Information supplied
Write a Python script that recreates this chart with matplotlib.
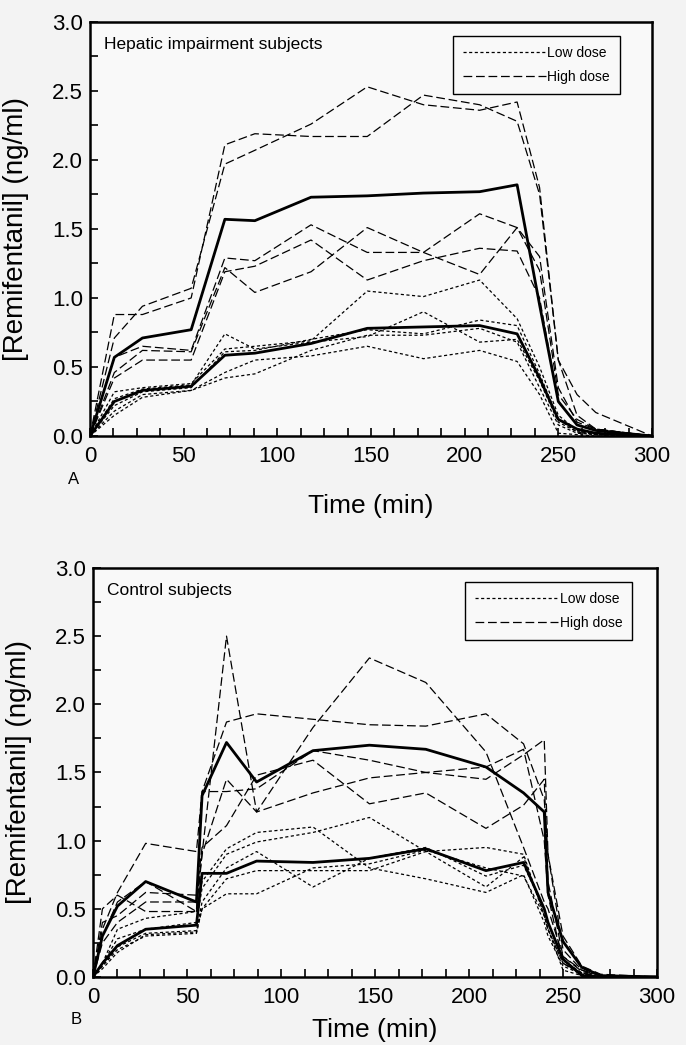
import matplotlib
matplotlib.use("Agg")
import matplotlib.pyplot as plt
from matplotlib.lines import Line2D
from matplotlib.ticker import MultipleLocator

plt.rcParams['font.family'] = ['Liberation Sans', 'DejaVu Sans']

# Panel A - hepatic impairment subjects
tA = [0, 13, 28, 54, 72, 88, 118, 148, 178, 208, 228, 240, 250, 260, 270, 300]
meanA_high = [0, 0.57, 0.71, 0.77, 1.57, 1.56, 1.73, 1.74, 1.76, 1.77, 1.82, 0.95, 0.25, 0.08, 0.04, 0]
meanA_low = [0, 0.25, 0.33, 0.36, 0.585, 0.60, 0.67, 0.78, 0.79, 0.80, 0.74, 0.42, 0.12, 0.05, 0.02, 0]
highA = [
    [0, 0.88, 0.88, 1.00, 2.11, 2.19, 2.17, 2.17, 2.47, 2.40, 2.28, 1.75, 0.55, 0.30, 0.17, 0],
    [0, 0.71, 0.94, 1.07, 1.97, 2.07, 2.26, 2.53, 2.40, 2.36, 2.42, 1.80, 0.55, 0.15, 0.05, 0],
    [0, 0.57, 0.65, 0.62, 1.29, 1.27, 1.53, 1.33, 1.33, 1.61, 1.51, 1.20, 0.30, 0.12, 0.05, 0],
    [0, 0.46, 0.62, 0.61, 1.22, 1.04, 1.19, 1.51, 1.33, 1.17, 1.51, 1.30, 0.35, 0.10, 0.05, 0],
    [0, 0.42, 0.55, 0.55, 1.19, 1.23, 1.42, 1.13, 1.27, 1.36, 1.34, 1.00, 0.25, 0.08, 0.04, 0],
]
lowA = [
    [0, 0.32, 0.35, 0.38, 0.63, 0.65, 0.69, 1.05, 1.01, 1.13, 0.85, 0.50, 0.15, 0.04, 0.01, 0],
    [0, 0.27, 0.34, 0.37, 0.74, 0.63, 0.68, 0.72, 0.90, 0.68, 0.70, 0.40, 0.10, 0.03, 0.01, 0],
    [0, 0.22, 0.32, 0.35, 0.61, 0.62, 0.70, 0.77, 0.74, 0.84, 0.80, 0.45, 0.12, 0.03, 0.01, 0],
    [0, 0.15, 0.28, 0.33, 0.46, 0.55, 0.58, 0.65, 0.56, 0.62, 0.54, 0.30, 0.02, 0.01, 0, 0],
    [0, 0.18, 0.30, 0.33, 0.42, 0.45, 0.62, 0.73, 0.73, 0.78, 0.68, 0.35, 0.08, 0.02, 0.01, 0],
]

# Panel B - control subjects
tB = [0, 5, 13, 28, 55, 58, 71, 87, 117, 147, 177, 209, 229, 240, 242, 250, 260, 270, 300]
meanB_high = [0, 0.30, 0.52, 0.70, 0.55, 1.33, 1.72, 1.43, 1.66, 1.70, 1.67, 1.54, 1.35, 1.21, 0.62, 0.26, 0.07, 0.01, 0]
meanB_low = [0, 0.10, 0.23, 0.35, 0.38, 0.76, 0.76, 0.85, 0.84, 0.87, 0.94, 0.78, 0.84, 0.50, 0.40, 0.13, 0.01, 0, 0]
highB = [
    [0, 0.30, 0.55, 0.70, 0.48, 0.90, 2.50, 1.21, 1.83, 2.34, 2.16, 1.65, 0.95, 0.55, 0.50, 0.15, 0.05, 0.01, 0],
    [0, 0.35, 0.62, 0.98, 0.92, 1.36, 1.87, 1.93, 1.89, 1.85, 1.84, 1.93, 1.71, 1.30, 0.90, 0.30, 0.08, 0.02, 0],
    [0, 0.50, 0.60, 0.48, 0.48, 1.36, 1.36, 1.38, 1.66, 1.59, 1.50, 1.45, 1.63, 1.74, 0.90, 0.20, 0.05, 0.01, 0],
    [0, 0.40, 0.45, 0.62, 0.60, 0.95, 1.11, 1.48, 1.59, 1.27, 1.35, 1.09, 1.26, 1.45, 0.70, 0.15, 0.04, 0.01, 0],
    [0, 0.25, 0.40, 0.55, 0.55, 0.90, 1.45, 1.21, 1.35, 1.46, 1.50, 1.54, 1.67, 1.00, 0.60, 0.10, 0.03, 0, 0],
]
lowB = [
    [0, 0.10, 0.35, 0.43, 0.48, 0.70, 0.94, 1.06, 1.10, 0.80, 0.72, 0.62, 0.75, 0.40, 0.30, 0.08, 0.02, 0, 0],
    [0, 0.10, 0.28, 0.35, 0.40, 0.65, 0.90, 0.99, 1.06, 1.17, 0.92, 0.95, 0.90, 0.45, 0.35, 0.10, 0.02, 0, 0],
    [0, 0.08, 0.22, 0.32, 0.34, 0.55, 0.80, 0.92, 0.66, 0.87, 0.95, 0.74, 0.82, 0.50, 0.40, 0.12, 0.03, 0, 0],
    [0, 0.08, 0.20, 0.30, 0.32, 0.50, 0.61, 0.61, 0.80, 0.83, 0.93, 0.80, 0.74, 0.45, 0.35, 0.05, 0.01, 0, 0],
    [0, 0.06, 0.18, 0.31, 0.33, 0.50, 0.72, 0.78, 0.78, 0.78, 0.92, 0.66, 0.88, 0.45, 0.35, 0.10, 0.02, 0, 0],
]

low_style = dict(color='black', lw=0.9, linestyle=(0, (2.5, 2)))
high_style = dict(color='black', lw=0.9, linestyle=(0, (7, 3)))
mean_style = dict(color='black', lw=2.0, linestyle='-')

fig = plt.figure(figsize=(6.86, 10.45), dpi=100, facecolor='#f3f3f3')
axA = fig.add_axes([0.1312, 0.5828, 0.8192, 0.3962])
axB = fig.add_axes([0.1356, 0.0651, 0.8222, 0.3914])


def draw_panel(ax, t, high, low, m_high, m_low, title, letter, leg_xy, xlab_y):
    ax.set_facecolor('#f9f9f9')
    for y in low:
        ax.plot(t, y, **low_style)
    for y in high:
        ax.plot(t, y, **high_style)
    ax.plot(t, m_high, **mean_style)
    ax.plot(t, m_low, **mean_style)

    ax.set_xlim(0, 300)
    ax.set_ylim(0, 3.0)
    ax.xaxis.set_major_locator(MultipleLocator(50))
    ax.xaxis.set_minor_locator(MultipleLocator(12.5))
    ax.yaxis.set_major_locator(MultipleLocator(0.5))
    ax.yaxis.set_minor_locator(MultipleLocator(0.25))
    ax.yaxis.set_major_formatter(plt.FormatStrFormatter('%.1f'))
    ax.tick_params(which='both', direction='in', length=6, width=1.2,
                   top=False, right=False)
    ax.tick_params(axis='x', which='major', labelsize=16, pad=7)
    ax.tick_params(axis='y', which='major', labelsize=16, pad=5)
    for s in ax.spines.values():
        s.set_linewidth(1.8)

    ax.set_xlabel('Time (min)', fontsize=19)
    ax.xaxis.set_label_coords(0.5, xlab_y)
    ax.set_ylabel('[Remifentanil] (ng/ml)', fontsize=20)
    ax.yaxis.set_label_coords(-0.108, 0.5)

    ax.text(0.025, 0.945, title, transform=ax.transAxes, fontsize=12.5,
            va='center', ha='left')
    ax.text(-0.03, -0.105, letter, transform=ax.transAxes, fontsize=12,
            va='center', ha='center')

    handles = [Line2D([], [], **low_style), Line2D([], [], **high_style)]
    leg = ax.legend(handles, ['Low dose', 'High dose'], loc='upper left',
                    bbox_to_anchor=leg_xy, fontsize=10, handlelength=6.0,
                    handletextpad=0.1, borderpad=0.7, labelspacing=0.75,
                    fancybox=False, framealpha=1, edgecolor='black',
                    borderaxespad=0)
    leg.get_frame().set_linewidth(1.0)
    leg.get_frame().set_facecolor('#f9f9f9')


draw_panel(axA, tA, highA, lowA, meanA_high, meanA_low,
           'Hepatic impairment subjects', 'A', (0.646, 0.966), -0.14)
draw_panel(axB, tB, highB, lowB, meanB_high, meanB_low,
           'Control subjects', 'B', (0.66, 0.966), -0.10)

fig.savefig('out.png', dpi=100, facecolor=fig.get_facecolor())
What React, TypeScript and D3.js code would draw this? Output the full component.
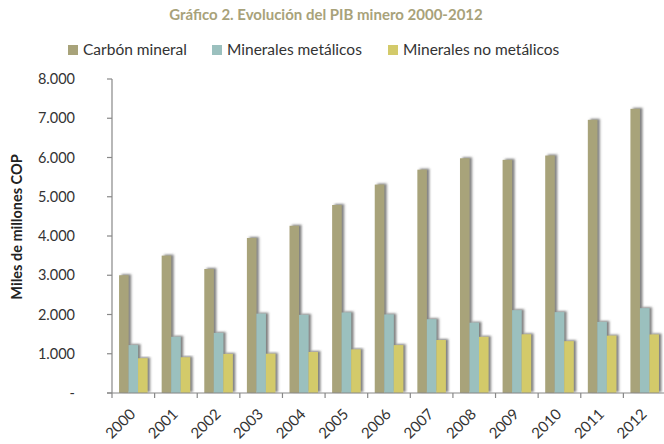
import React from "react";
import * as d3 from "d3";

const years = ["2000","2001","2002","2003","2004","2005","2006","2007","2008","2009","2010","2011","2012"];
const carbon = [3000, 3500, 3160, 3950, 4260, 4790, 5310, 5690, 5980, 5940, 6050, 6960, 7240];
const metalicos = [1220, 1430, 1530, 2020, 1990, 2050, 2000, 1880, 1790, 2110, 2060, 1810, 2160];
const noMetalicos = [885, 910, 995, 1000, 1045, 1110, 1220, 1350, 1430, 1495, 1320, 1460, 1490];
const seriesNames = ["Carbón mineral", "Minerales metálicos", "Minerales no metálicos"];
const seriesColors = ["#a8a37a", "#9bc0be", "#d3ca6a"];
const yTicks = [0, 1000, 2000, 3000, 4000, 5000, 6000, 7000, 8000];

export default function App() {
  const W = 664, H = 444;
  const left = 112, right = 666, top = 79, bottom = 393;
  const x = d3.scaleBand().domain(years).range([left, right]).paddingInner(0).paddingOuter(0);
  const inner = d3.scaleBand().domain(["0","1","2"]).range([0, x.bandwidth()]).paddingOuter(0.5 * (x.bandwidth() - 28.5) / (28.5 / 3)).paddingInner(0);
  const y = d3.scaleLinear().domain([0, 8000]).range([bottom, top]);
  const series = [carbon, metalicos, noMetalicos];
  const fmt = (v: number) => v === 0 ? "-" : d3.format(",")(v).replace(/,/g, ".");
  const font = "Lato, 'Open Sans', sans-serif";
  const legendX = [68, 212, 388];

  return (
    <svg width={W} height={H} style={{ position: "absolute", left: 0, top: 0 }} fontFamily={font}>
      <defs>
        <filter id="sh" x="-50%" y="-5%" width="200%" height="110%">
          <feDropShadow dx="2.5" dy="-1" stdDeviation="1.2" floodColor="#555" floodOpacity="0.75" />
        </filter>
      </defs>
      <rect width={W} height={H} fill="#fff" />
      <text x={326} y={20} textAnchor="middle" fontSize={15} fontWeight="bold" fill="#a8a27a">
        Gráfico 2. Evolución del PIB minero 2000-2012
      </text>
      {seriesNames.map((n, i) => (
        <g key={n}>
          <rect x={legendX[i]} y={45} width={10} height={10} fill={seriesColors[i]} />
          <text x={legendX[i] + 15} y={55} fontSize={15.5} fill="#333">{n}</text>
        </g>
      ))}
      {years.map((yr, i) => (
        <g key={yr}>
          {series.map((s, k) => (
            <rect key={k}
              x={(x(yr) as number) + (inner(String(k)) as number)}
              y={y(s[i])}
              width={inner.bandwidth()}
              height={bottom - y(s[i])}
              fill={seriesColors[k]}
              filter="url(#sh)" />
          ))}
        </g>
      ))}
      <line x1={left} x2={left} y1={top} y2={bottom} stroke="#888" strokeWidth={1.2} />
      {yTicks.map(t => (
        <g key={t}>
          <line x1={left - 5} x2={left} y1={y(t)} y2={y(t)} stroke="#888" strokeWidth={1.2} />
          <text x={75} y={y(t) + 5} textAnchor="end" fontSize={14.5} fill="#333">{fmt(t)}</text>
        </g>
      ))}
      <text transform={`translate(22, 227) rotate(-90)`} textAnchor="middle" fontSize={14.5} fontWeight="bold" fill="#222">
        Miles de millones COP
      </text>
      <line x1={left - 5} x2={right} y1={bottom} y2={bottom} stroke="#888" strokeWidth={1.2} />
      {years.map(yr => (
        <line key={yr} x1={x(yr) as number} x2={x(yr) as number} y1={bottom} y2={bottom + 5} stroke="#888" strokeWidth={1.2} />
      ))}
      {years.map(yr => {
        const cx = (x(yr) as number) + x.bandwidth() / 2 + 3;
        return (
          <text key={yr} transform={`translate(${cx}, ${415}) rotate(-45)`} textAnchor="end" fontSize={15} fill="#333">
            {yr}
          </text>
        );
      })}
    </svg>
  );
}
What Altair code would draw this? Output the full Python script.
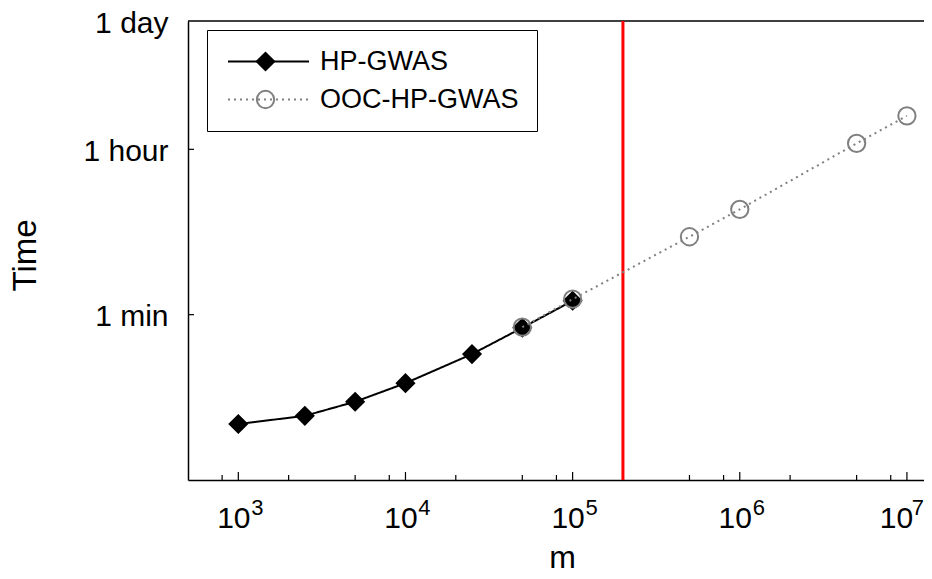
import altair as alt
import pandas as pd

# ---- data ----
series_names = ["HP-GWAS", "OOC-HP-GWAS"]
m_hp = [1000, 2500, 5000, 10000, 25000, 50000, 100000]
t_hp = [4.0, 4.9, 6.95, 11.0, 22.6, 43.4, 84.7]          # seconds
m_ooc = [50000, 100000, 500000, 1000000, 5000000, 10000000]
t_ooc = [44.0, 88.0, 413.0, 815.0, 4170.0, 8260.0]      # seconds
threshold_m = [200000]
x_major = [1e3, 1e4, 1e5, 1e6, 1e7]
x_exponents = ["3", "4", "5", "6", "7"]
x_minor = [800, 2000, 5000, 8000, 2e4, 5e4, 8e4, 2e5, 5e5, 8e5, 2e6, 5e6, 8e6]
y_tick_values = [60, 3600, 86400]
y_tick_labels = ["1 min", "1 hour", "1 day"]
y_inner_ticks = [60, 3600]

FONT = "Liberation Sans"
W, H = 736, 459

df = pd.DataFrame({
    "m": m_hp + m_ooc,
    "t": t_hp + t_ooc,
    "series": [series_names[0]] * len(m_hp) + [series_names[1]] * len(m_ooc),
})
df["series2"] = df["series"]

xscale = alt.Scale(type="log", domain=[500, 12650000], nice=False)
yscale = alt.Scale(type="log", domain=[1, 86400], nice=False)

ylabel_expr = " : ".join(
    f"datum.value == {v} ? '{l}'" for v, l in zip(y_tick_values[:-1], y_tick_labels[:-1])
) + f" : '{y_tick_labels[-1]}'"

xaxis = alt.Axis(values=x_major, labelExpr="'10'",
                 labelOffset={"condition": {"test": "datum.value >= 9000000", "value": -11},
                              "value": -5},
                 labelPadding=47,
                 labelBaseline="alphabetic", labelFont=FONT, labelFontSize=30,
                 labelColor="black", ticks=False, tickSize=0, grid=False,
                 domainColor="black", domainWidth=1.5, labelFlush=False,
                 labelOverlap=False, title="m", titleFont=FONT, titleFontSize=32,
                 titleFontWeight="normal", titleColor="black", titleX=374, titleY=87,
                 titleBaseline="alphabetic", titleAlign="center")
yaxis = alt.Axis(values=y_tick_values, labelExpr=ylabel_expr, labelPadding=20,
                 labelBaseline="alphabetic", labelOffset=11, labelFont=FONT,
                 labelFontSize=30, labelColor="black", ticks=False, tickSize=0,
                 grid=False, domainColor="black", domainWidth=1.5, labelFlush=False,
                 labelOverlap=False, title="Time", titleFont=FONT, titleFontSize=33,
                 titleFontWeight="normal", titleColor="black", titleAngle=270,
                 titleX=-153, titleY=234, titleBaseline="alphabetic", titleAlign="center")

def X(field):
    return alt.X(field, type="quantitative", scale=xscale, axis=xaxis, title="m")

def Y(field):
    return alt.Y(field, type="quantitative", scale=yscale, axis=yaxis, title="Time")

legA = alt.Legend(orient="none", legendX=19, legendY=9, title=None,
                  symbolType="M-4,0H4", symbolSize=410, symbolStrokeWidth=2,
                  symbolOffset=30, labelFont=FONT, labelFontSize=27, labelColor="black",
                  labelOffset=38, rowPadding=10, padding=18, strokeColor="black",
                  labelLimit=0)
legB = alt.Legend(orient="none", legendX=64, legendY=27, title=None,
                  symbolSize=300, symbolStrokeWidth=2, symbolOpacity=1,
                  labelExpr="' '", labelFont=FONT, labelFontSize=27,
                  rowPadding=10, padding=0)

color = alt.Color("series:N", scale=alt.Scale(range=["black", "#808080"]), legend=legA)
dash = alt.StrokeDash("series:N", scale=alt.Scale(range=[[1, 0], [2, 4]]), legend=legA)
shape = alt.Shape("series2:N", scale=alt.Scale(range=["diamond", "circle"]), legend=legB)
fill = alt.Fill("series2:N", scale=alt.Scale(range=["black", "transparent"]), legend=legB)
stroke = alt.Stroke("series2:N", scale=alt.Scale(range=["black", "#808080"]), legend=legB)

base = alt.Chart(df)

def line_layer(name):
    return base.transform_filter(alt.datum.series == name).mark_line(strokeWidth=2).encode(
        x=X("m"), y=Y("t"), color=color, strokeDash=dash)

def point_layer(name):
    return base.transform_filter(alt.datum.series == name).mark_point(
        size=300, strokeWidth=2, opacity=1).encode(
        x=X("m"), y=Y("t"), shape=shape, fill=fill, stroke=stroke)

major_ticks = alt.Chart(pd.DataFrame({"pos": x_major})).mark_rule(
    color="black", strokeWidth=1.2).encode(x=X("pos"), y=alt.value(H), y2=alt.value(H - 8))
minor_ticks = alt.Chart(pd.DataFrame({"pos": x_minor})).mark_rule(
    color="black", strokeWidth=1.2).encode(x=X("pos"), y=alt.value(H), y2=alt.value(H - 5))
y_ticks = alt.Chart(pd.DataFrame({"val": y_inner_ticks})).mark_rule(
    color="black", strokeWidth=1.2).encode(y=Y("val"), x=alt.value(0), x2=alt.value(6))
top_border = alt.Chart(alt.Data(values=[{}])).mark_rule(
    color="black", strokeWidth=1.5).encode(x=alt.value(0), x2=alt.value(W), y=alt.value(0))
red_line = alt.Chart(pd.DataFrame({"m": threshold_m})).mark_rule(
    color="#ff0000", strokeWidth=3).encode(x=X("m"))

sup_df = pd.DataFrame({"pos": x_major, "exp": x_exponents})
sup_style = dict(font=FONT, fontSize=22, baseline="alphabetic", align="center", color="black")
superscripts = alt.Chart(sup_df).transform_filter(alt.datum.pos < 9000000).mark_text(
    dx=19, **sup_style).encode(x=X("pos"), y=alt.value(494), text="exp:N")
superscript_last = alt.Chart(sup_df).transform_filter(alt.datum.pos >= 9000000).mark_text(
    dx=11, **sup_style).encode(x=X("pos"), y=alt.value(494), text="exp:N")

chart = alt.layer(
    major_ticks, minor_ticks, y_ticks, top_border, red_line,
    line_layer(series_names[0]), point_layer(series_names[0]),
    line_layer(series_names[1]), point_layer(series_names[1]),
    superscripts, superscript_last,
).properties(
    width=W, height=H,
    autosize=alt.AutoSizeParams(type="none"),
    padding={"left": 180, "top": 13, "right": 0, "bottom": 91},
).configure_view(stroke=None).configure_axis(grid=False)

chart.save("out.html", embed_options={"renderer": "svg", "actions": False})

Given problem
Repeat only the lines from the beginning of the material through the line containing "plt.rcParams['font.family'] = ['Liberation", both ends kept, leaving pictures out.

Full answer
Write a Python script that recreates this chart with matplotlib.
import matplotlib
matplotlib.use("Agg")
import matplotlib.pyplot as plt
from matplotlib.lines import Line2D
from matplotlib.ticker import MultipleLocator

plt.rcParams['font.family'] = ['Liberation Sans', 'DejaVu Sans']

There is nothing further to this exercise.